CHALLENGE:
Begin with the first line and repeat exactly through the line containing "24.4, 20.7, 18.0, 15.9, 12.8, 9.6, 7.55]"; leave every image out.

COLLECTED DATA:
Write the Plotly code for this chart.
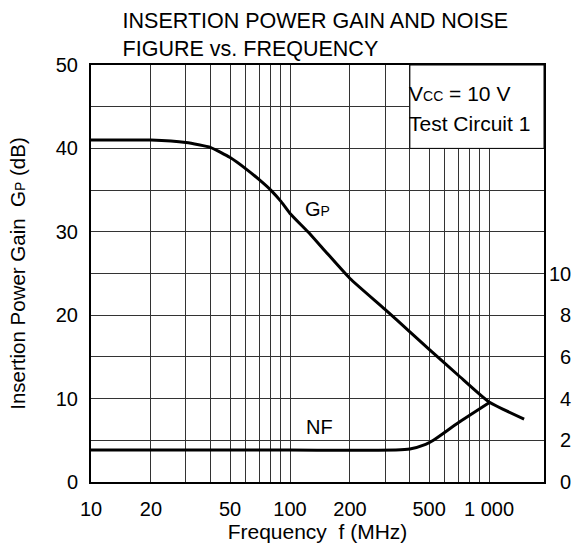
import numpy as np
import plotly.graph_objects as go

# insertion power gain (left axis, dB)
gp_freq = [10, 20, 30, 40, 50, 60, 70, 80, 90, 100, 123, 150, 200, 300, 400,
           500, 700, 1000, 1500]
gp_db = [41.0, 41.0, 40.7, 40.1, 38.9, 37.55, 36.25, 35.0, 33.65, 32.2, 30.0, 27.7,
         24.4, 20.7, 18.0, 15.9, 12.8, 9.6, 7.55]

# noise figure (right axis, dB)
nf_freq = [10, 100, 340, 400, 480, 525, 700, 1000]
nf_db = [1.53, 1.53, 1.53, 1.58, 1.8, 2.0, 2.84, 3.8]

x_ticks = [10, 20, 50, 100, 200, 500, 1000]
x_ticktext = ["10", "20", "50", "100", "200", "500", "1 000"]
x_minor = [30, 40, 60, 70, 80, 90, 300, 400, 600, 700, 800, 900]

gp_ticks = list(range(0, 51, 5))
gp_ticktext = [str(v) if v % 10 == 0 else "" for v in gp_ticks]
nf_ticks = [0, 2, 4, 6, 8, 10]

FONT = "Liberation Sans, Arial, sans-serif"
GRID = "#333333"

fig = go.Figure()
fig.add_trace(go.Scatter(x=gp_freq, y=gp_db, mode="lines",
                         line=dict(color="black", width=3, shape="spline", smoothing=0.5),
                         showlegend=False, hoverinfo="skip"))
fig.add_trace(go.Scatter(x=nf_freq, y=nf_db, mode="lines", yaxis="y2",
                         line=dict(color="black", width=3, shape="spline", smoothing=0.5),
                         showlegend=False, hoverinfo="skip"))

# white condition box in the upper right corner
fig.add_shape(type="rect", xref="x", yref="y", x0=400, x1=10 ** 3.276, y0=40, y1=50,
              fillcolor="white", line=dict(color="black", width=1), layer="above")

small = "<span style='font-size:14px'>{}</span>"
fig.add_annotation(x=0.697, y=46.55, xref="paper", yref="y", xanchor="left",
                   text="V" + small.format("CC") + " = 10 V", showarrow=False,
                   font=dict(size=21))
fig.add_annotation(x=0.697, y=42.95, xref="paper", yref="y", xanchor="left",
                   text="Test Circuit 1", showarrow=False, font=dict(size=21))
fig.add_annotation(x=np.log10(137), y=32.7, xref="x", yref="y",
                   text="G" + small.format("P"), showarrow=False, font=dict(size=20))
fig.add_annotation(x=np.log10(140), y=6.6, xref="x", yref="y",
                   text="NF", showarrow=False, font=dict(size=20))

fig.update_layout(
    width=573, height=548,
    margin=dict(l=91, r=29, t=65, b=66),
    paper_bgcolor="white", plot_bgcolor="white",
    font=dict(family=FONT, size=20, color="black"),
    title=dict(text="INSERTION POWER GAIN AND NOISE<br>FIGURE vs. FREQUENCY",
               x=0.214, xanchor="left", xref="container",
               y=0.948, yanchor="middle", yref="container",
               font=dict(size=21.5)),
    xaxis=dict(type="log", range=[1, 3.276], automargin=False,
               tickmode="array", tickvals=x_ticks, ticktext=x_ticktext,
               showgrid=True, gridcolor=GRID, gridwidth=1,
               minor=dict(tickmode="array", tickvals=x_minor, showgrid=True,
                          gridcolor=GRID, gridwidth=1, ticks=""),
               showline=True, linecolor="black", linewidth=2, mirror=True,
               ticks="", ticklabelstandoff=8,
               title=dict(text="Frequency  f (MHz)", standoff=4, font=dict(size=21)),
               zeroline=False),
    yaxis=dict(range=[0, 50], tickmode="array", tickvals=gp_ticks, ticktext=gp_ticktext,
               automargin=False,
               showgrid=True, gridcolor=GRID, gridwidth=1,
               showline=True, linecolor="black", linewidth=2, mirror=True,
               ticks="", ticklabelstandoff=7, zeroline=False,
               title=dict(text="Insertion Power Gain  G" + small.format("P") + " (dB)",
                          standoff=25, font=dict(size=20.5))),
    yaxis2=dict(range=[0, 20], overlaying="y", side="right", automargin=False,
                tickmode="array", tickvals=nf_ticks,
                ticktext=[("\u2007" if v < 10 else "") + str(v) for v in nf_ticks],
                showgrid=False, zeroline=False, ticks="", ticklabelstandoff=4),
)

# drop the default page margin so the figure sits at the window's corner
fig.write_html("out.html", config={"displayModeBar": False},
               post_script="document.body.style.margin='0';"
                           "document.body.style.overflow='hidden';")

RESULT:
Write the Plotly code for this chart.
import numpy as np
import plotly.graph_objects as go

# insertion power gain (left axis, dB)
gp_freq = [10, 20, 30, 40, 50, 60, 70, 80, 90, 100, 123, 150, 200, 300, 400,
           500, 700, 1000, 1500]
gp_db = [41.0, 41.0, 40.7, 40.1, 38.9, 37.55, 36.25, 35.0, 33.65, 32.2, 30.0, 27.7,
         24.4, 20.7, 18.0, 15.9, 12.8, 9.6, 7.55]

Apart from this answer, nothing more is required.